By the end of her tour overseas, Owasco had supplied logistical support to 86 Navy Swift boats and 47 Coast Guard 82-foot patrol boats. She had detected 2,596 junks and conducted 178 "actual boardings and 2,341 inspections", exceeding the "results of any Squadron Three cutter thus far." She conducted 17 Naval Gunfire Support Missions, firing 1,330 rounds of 5-inch ammunition."

Owasco was officially credited with killing four enemy soldiers, destroying 18 bunkers and damaging 10, destroying 11 "military structures" and damaging 17, destroying 550 meters of "Enemy Supply Trails", destroying 1 sampan, 1 loading pier, and interdicting 3 "Enemy Troop Movements." The ship carried out 49 underway replenishments while in theatre and her medical personnel carried out 7 medical and civic action programs (MEDCAP), treating 432 Vietnamese civilians.
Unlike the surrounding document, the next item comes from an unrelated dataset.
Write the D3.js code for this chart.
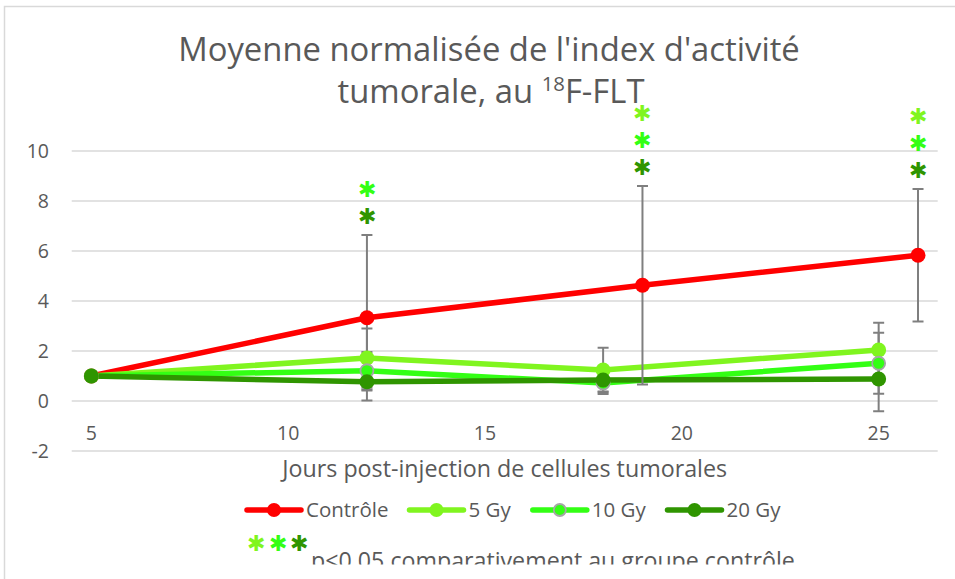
<!DOCTYPE html>
<html>
<head>
<meta charset="utf-8">
<script src="https://cdn.jsdelivr.net/npm/d3@7"></script>
<style>
  html, body { margin: 0; padding: 0; background: #fff; }
  svg { display: block; }
  text { font-family: "Open Sans", "Noto Sans", sans-serif; fill: #595959; }
</style>
</head>
<body>
<svg id="chart" width="955" height="579"></svg>
<script>
// Days after tumour-cell injection
const daysControl = [5, 12, 19, 26];
const daysIrradiated = [5, 12, 18, 25];

// Normalised mean tumour-activity index
const controle = [1, 3.33, 4.63, 5.83];
const gy5 = [1, 1.72, 1.24, 2.04];
const gy10 = [1, 1.21, 0.72, 1.51];
const gy20 = [1, 0.77, 0.84, 0.88];

// Standard deviations
const controleErr = [0, 3.31, 3.97, 2.65];
const gy5Err = [0, 1.18, 0.89, 1.09];
const gy10Err = [0, 0.75, 0.44, 1.22];
const gy20Err = [0, 0.35, 0.46, 1.29];

const seriesNames = ["Contrôle", "5 Gy", "10 Gy", "20 Gy"];
const yTicks = [-2, 0, 2, 4, 6, 8, 10];
const xTicks = [5, 10, 15, 20, 25];

// Significance marks (p<0.05 vs control): day, and which groups
const signifDays = [12, 19, 26];
const signifGroups = [["10 Gy", "20 Gy"], ["5 Gy", "10 Gy", "20 Gy"], ["5 Gy", "10 Gy", "20 Gy"]];

const colors = { "Contrôle": "#ff0000", "5 Gy": "#80f51f", "10 Gy": "#33ff14", "20 Gy": "#2f9500" };

const series = [
  { name: "Contrôle", x: daysControl, y: controle, e: controleErr },
  { name: "5 Gy", x: daysIrradiated, y: gy5, e: gy5Err },
  { name: "10 Gy", x: daysIrradiated, y: gy10, e: gy10Err },
  { name: "20 Gy", x: daysIrradiated, y: gy20, e: gy20Err }
];

const svg = d3.select("#chart");

// chart frame
svg.append("path")
  .attr("d", "M4.5,579 L4.5,6.5 L955,6.5")
  .attr("fill", "none").attr("stroke", "#d9d9d9").attr("stroke-width", 1.5);

const x = d3.scaleLinear().domain([4.5, 26.5]).range([71.7, 937.7]);
const y = d3.scaleLinear().domain([-2, 10]).range([451, 151]);

// gridlines
svg.append("g").selectAll("line").data(yTicks).join("line")
  .attr("x1", x.range()[0]).attr("x2", x.range()[1])
  .attr("y1", d => y(d)).attr("y2", d => y(d))
  .attr("stroke", "#d9d9d9").attr("stroke-width", 1.3);

// y tick labels
svg.append("g").selectAll("text").data(yTicks).join("text")
  .attr("x", 49).attr("y", d => y(d)).attr("dy", "0.35em")
  .attr("text-anchor", "end").attr("font-size", 19.5)
  .text(d => d);

// x tick labels
svg.append("g").selectAll("text").data(xTicks).join("text")
  .attr("x", d => x(d)).attr("y", 433).attr("dy", "0.35em")
  .attr("text-anchor", "middle").attr("font-size", 19.5)
  .text(d => d);

// lines
const line = d3.line().x(d => x(d[0])).y(d => y(d[1]));
series.forEach(s => {
  svg.append("path")
    .datum(s.x.map((d, i) => [d, s.y[i]]))
    .attr("d", line)
    .attr("fill", "none")
    .attr("stroke", colors[s.name])
    .attr("stroke-width", 5.5)
    .attr("stroke-linejoin", "round");
});

// error bars
const eg = svg.append("g").attr("stroke", "#7f7f7f").attr("stroke-width", 2);
series.forEach(s => {
  s.x.forEach((d, i) => {
    if (!s.e[i]) return;
    const cx = x(d), top = y(s.y[i] + s.e[i]), bot = y(s.y[i] - s.e[i]);
    eg.append("line").attr("x1", cx).attr("x2", cx).attr("y1", top).attr("y2", bot);
    eg.append("line").attr("x1", cx - 5.5).attr("x2", cx + 5.5).attr("y1", top).attr("y2", top);
    eg.append("line").attr("x1", cx - 5.5).attr("x2", cx + 5.5).attr("y1", bot).attr("y2", bot);
  });
});

// markers
series.forEach(s => {
  svg.append("g").selectAll("circle").data(s.x.map((d, i) => [d, s.y[i]])).join("circle")
    .attr("cx", d => x(d[0])).attr("cy", d => y(d[1]))
    .attr("r", s.name === "10 Gy" ? 6.5 : 7.5)
    .attr("fill", colors[s.name])
    .attr("stroke", s.name === "10 Gy" ? "#a6a6a6" : "none")
    .attr("stroke-width", 1.8);
});

// significance asterisks, stacked above each control error bar
const STAR = "\u2731";
const starSize = 21.5;
const starShift = starSize * 0.36;
function starText(g, sx, sy, color) {
  return g.append("text")
    .attr("x", sx).attr("y", sy + starShift)
    .attr("font-family", "DejaVu Sans")
    .attr("font-size", starSize)
    .attr("text-anchor", "middle")
    .style("fill", color)
    .text(STAR);
}
const ag = svg.append("g");
signifDays.forEach((d, i) => {
  const idx = daysControl.indexOf(d);
  const topY = y(controle[idx] + controleErr[idx]);
  const groups = signifGroups[i];
  const n = groups.length;
  const gap = 26.7;
  const firstY = topY - 19 - (n - 1) * gap;
  groups.forEach((gname, k) => starText(ag, x(d), firstY + k * gap, colors[gname]));
});

// title
function fitText(sel, target) {
  const w = sel.node().getComputedTextLength();
  const fs = parseFloat(sel.attr("font-size"));
  sel.attr("font-size", fs * target / w);
}
const t1 = svg.append("text").attr("x", 489).attr("y", 61)
  .attr("text-anchor", "middle").attr("font-size", 28)
  .text("Moyenne normalisée de l'index d'activité");
fitText(t1, 622);
const t2 = svg.append("text").attr("x", 491).attr("y", 103)
  .attr("text-anchor", "middle").attr("font-size", t1.attr("font-size"));
t2.append("tspan").text("tumorale, au ");
t2.append("tspan").attr("font-size", parseFloat(t1.attr("font-size")) * 0.62).attr("dy", -12).text("18");
t2.append("tspan").attr("dy", 12).text("F-FLT");

// x axis title
const xt = svg.append("text").attr("x", 504.7).attr("y", 477)
  .attr("text-anchor", "middle").attr("font-size", 20)
  .text("Jours post-injection de cellules tumorales");
fitText(xt, 445);

// legend
const legendX = [247, 409.5, 532.8, 667.5];
const legendY = 510;
const lg = svg.append("g");
series.forEach((s, i) => {
  const x0 = legendX[i];
  lg.append("line").attr("x1", x0).attr("x2", x0 + 54).attr("y1", legendY).attr("y2", legendY)
    .attr("stroke", colors[s.name]).attr("stroke-width", 5.5).attr("stroke-linecap", "round");
  lg.append("circle").attr("cx", x0 + 27).attr("cy", legendY)
    .attr("r", s.name === "10 Gy" ? 6 : 7)
    .attr("fill", colors[s.name])
    .attr("stroke", s.name === "10 Gy" ? "#a6a6a6" : "none").attr("stroke-width", 1.8);
  lg.append("text").attr("x", x0 + 59).attr("y", legendY).attr("dy", "0.35em")
    .attr("font-size", 20.5).text(s.name);
});

// significance note (clipped at the bottom of its box)
svg.append("clipPath").attr("id", "noteClip")
  .append("rect").attr("x", 0).attr("y", 515).attr("width", 955).attr("height", 49.5);
const ng = svg.append("g").attr("clip-path", "url(#noteClip)");
["5 Gy", "10 Gy", "20 Gy"].forEach((gname, k) => starText(ng, 256 + k * 21.7, 543, colors[gname]));
const note = ng.append("text").attr("x", 311).attr("y", 569)
  .attr("font-size", 22).text("p<0.05 comparativement au groupe contrôle");
fitText(note, 484);
</script>
</body>
</html>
==Return to peacetime service==

On her return to New London, Owasco resumed peacetime operations. After refresher training at Guantanamo Bay in 1972, during which the vessel earned a second consecutive "E" for excellence in operational readiness, she returned to her home port in December of the same year. Owasco was decommissioned on 27 June 1973 and sold for scrap on 7 October 1974.